TAX
HAVENS DEMAND ACTION FROM OECD MEMBERS
March 3 2002
International
Tax Review (Legal Media Group, part of Euromoney plc)
By
Emma Barraclough
A
number of tax havens signing up to the OECD's initiative
on harmful practices have warned that their commitments
are conditional on the group of rich nations tackling
their own onshore tax havens.
Over
the last two weeks the OECD has published commitments
from jurisdictions including Jersey, Guernsey, and
St Vincent and the Grenadines - three of the havens
calling for a level playing field along with others
such as Antigua and Barbuda, and the Isle of Man -
with OECD officials negotiating behind the scenes
with a number more.
The
jurisdictions have committed to boosting tax transparency
and their information exchange regimes to meet the
OECD's February 28 deadline. Countries that fail to
commit will be held to be uncooperative regimes and
face counter measures from OECD member states.
But
Ben Coleman, spokesman for the International Tax and
Investment Organization, which represents a number
of tax havens, was keen to point out many of the commitments
given to the OECD are contingent on the developed
countries tackling their own low-tax jurisdictions.
Four
OECD member states - Switzerland, Portugal, Belgium
and Luxembourg - have abstained from the harmful tax
practices initiative.
Coleman
said some of the members of the International Tax
and Investment Organization identified by the OECD
as tax havens were concerned they will be shut down
to help the OECD club.
Vanuatu
is so far the only jurisdiction to have publicly refused
to commit to the OECD's initiative.
An
OECD spokesman said it was mistaken to argue that
Switzerland, Luxembourg, Portugal and Belgium were
not taking part in the harmful tax initiative.
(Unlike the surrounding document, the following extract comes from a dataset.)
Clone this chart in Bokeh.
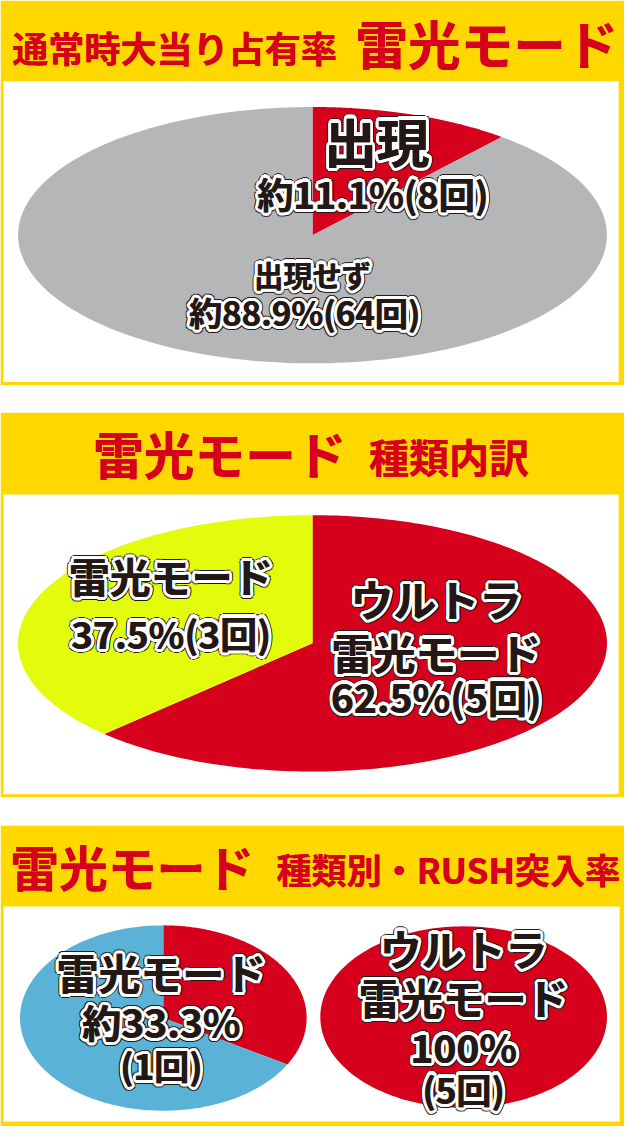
import numpy as np
from bokeh.plotting import figure
from bokeh.models import Range1d
from bokeh.core.properties import value
from bokeh.embed import file_html
from bokeh.resources import INLINE

# ---------------- data ----------------
p1_title_small = "通常時大当り占有率"
p1_title_big = "雷光モード"
p1_names = ["出現", "出現せず"]
p1_counts = [8, 64]
p1_labels = ["約11.1%(8回)", "約88.9%(64回)"]

p2_title_big = "雷光モード"
p2_title_small = "種類内訳"
p2_names = ["ウルトラ\n雷光モード", "雷光モード"]
p2_counts = [5, 3]
p2_labels = ["62.5%(5回)", "37.5%(3回)"]

p3_title_big = "雷光モード"
p3_title_small = "種類別・RUSH突入率"
p3_names = ["雷光モード", "ウルトラ\n雷光モード"]
p3_rush = [1, 5]
p3_total = [3, 5]
p3_pct = ["約33.3%", "100%"]
p3_cnt = ["(1回)", "(5回)"]

# ---------------- style ----------------
RED = "#D6001C"
YELLOW = "#FFD800"
GRAY = "#B5B6B7"
LIME = "#E3FC0C"
BLUE = "#5AB3D6"
INK = "#231815"
FONT = value("Noto Sans CJK JP")

W, H = 624, 1126
REF_W, REF_H = 640, 1142
SX = W / REF_W

p = figure(width=W, height=H, output_backend="svg", toolbar_location=None,
           x_range=Range1d(0, REF_W), y_range=Range1d(REF_H, 0),
           min_border=0)
p.axis.visible = False
p.grid.visible = False
p.outline_line_color = None
p.background_fill_color = "white"
p.border_fill_color = "white"


def panel(y0, y_head, y_in_bot, y1, x_in_r=634):
    p.quad(left=0, right=REF_W, top=y0, bottom=y1, fill_color=YELLOW, line_color=None)
    p.quad(left=3, right=x_in_r, top=y_head, bottom=y_in_bot, fill_color="white", line_color=None)


def slices(counts, colors, cx, cy, a, b):
    total = float(sum(counts))
    start = 0.0
    for c, col in zip(counts, colors):
        f0, f1 = start / total, (start + c) / total
        start += c
        if c == 0:
            continue
        th = np.linspace(2 * np.pi * f0, 2 * np.pi * f1, 200)
        xs = cx + a * np.sin(th)
        ys = cy - b * np.cos(th)
        if f1 - f0 < 1.0:
            xs = np.concatenate([[cx], xs])
            ys = np.concatenate([[cy], ys])
        p.patch(xs, ys, fill_color=col, line_color=None)


ANG = np.linspace(0, 2 * np.pi, 16, endpoint=False)


def txt(x, y, s, size, color=INK, align="center", outline=True):
    kw = dict(text_font=FONT, text_font_style="bold",
              text_font_size=f"{size * SX:.1f}px",
              text_align=align, text_baseline="middle")
    if outline:
        n = len(ANG)
        for r, col in ((4.3, INK), (3.3, "white")):
            p.text(x=[x] * n, y=[y] * n, text=[s] * n,
                   x_offset=list(r * np.cos(ANG)), y_offset=list(r * np.sin(ANG)),
                   text_color=col, **kw)
        # slight heaviness for the glyph itself
        p.text(x=[x] * 2, y=[y] * 2, text=[s] * 2, x_offset=[-0.4, 0.4], y_offset=[0, 0],
               text_color=color, **kw)
    else:
        p.text(x=[x] * 2, y=[y] * 2, text=[s] * 2, x_offset=[-0.3, 0.3], y_offset=[0, 0],
               text_color=color, **kw)


# ---- panel 1 ----
panel(0, 82, 387, 390)
txt(12, 47, p1_title_small, 37, RED, "left", False)
txt(364, 42, p1_title_big, 54, RED, "left", False)
slices(p1_counts, [RED, GRAY], 320, 238, 302, 130)
txt(386, 141, p1_names[0], 54)
txt(382, 195, p1_labels[0], 37)
txt(320, 277, p1_names[1], 30)
txt(312, 316, p1_labels[1], 34)

# ---- panel 2 ----
panel(418, 501, 805, 808)
txt(95, 459, p2_title_big, 52, RED, "left", False)
txt(378, 462, p2_title_small, 41, RED, "left", False)
slices(p2_counts, [RED, LIME], 320, 652, 302, 130)
n0 = p2_names[0].split("\n")
txt(447, 606, n0[0], 44)
txt(447, 660, n0[1], 43)
txt(447, 705, p2_labels[0], 40)
txt(175, 583, p2_names[1], 42)
txt(175, 641, p2_labels[1], 38)

# ---- panel 3 ----
panel(837, 919, 1137, REF_H, 635)
txt(10, 877, p3_title_big, 50, RED, "left", False)
txt(283, 880, p3_title_small, 36, RED, "left", False)
slices([p3_rush[0], p3_total[0] - p3_rush[0]], [RED, BLUE], 167, 1032, 147, 94)
slices([p3_rush[1], p3_total[1] - p3_rush[1]], [RED, BLUE], 475, 1031, 147, 92)
txt(165, 985, p3_names[0], 43)
txt(165, 1035, p3_pct[0], 40)
txt(165, 1079, p3_cnt[0], 36)
n1 = p3_names[1].split("\n")
txt(475, 960, n1[0], 43)
txt(475, 1010, n1[1], 43)
txt(475, 1060, p3_pct[1], 40)
txt(475, 1103, p3_cnt[1], 36)

open("out.html", "w").write(file_html(p, INLINE))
He
said Switzerland and Luxembourg, the two OECD members
that had been named as having potentially harmful
tax regimes, would have to decide whether to remove
those regimes by April 2003, the same time that uncooperative
regimes face the threat of coordinated counter-measures.
Wendy
Warren, chair of the Bahamas Financial Services Board,
has told the group of rich nations: "It would
be entirely unreasonable for the OECD to ask smaller
nations to change their business environment before
their biggest OECD and non-OECD competitors - such
as Delaware, Switzerland and Singapore - have agreed
and implemented similar changes. We must be doing
the same things at the same time."
Ian
Kelly, Isle of Man tax assessor, said: "Our commitment
to transparency and exchange of information on request,
and the implementation of the legislation we have
prepared, are naturally conditional on both OECD members
and non-OECD countries adopting a similar approach."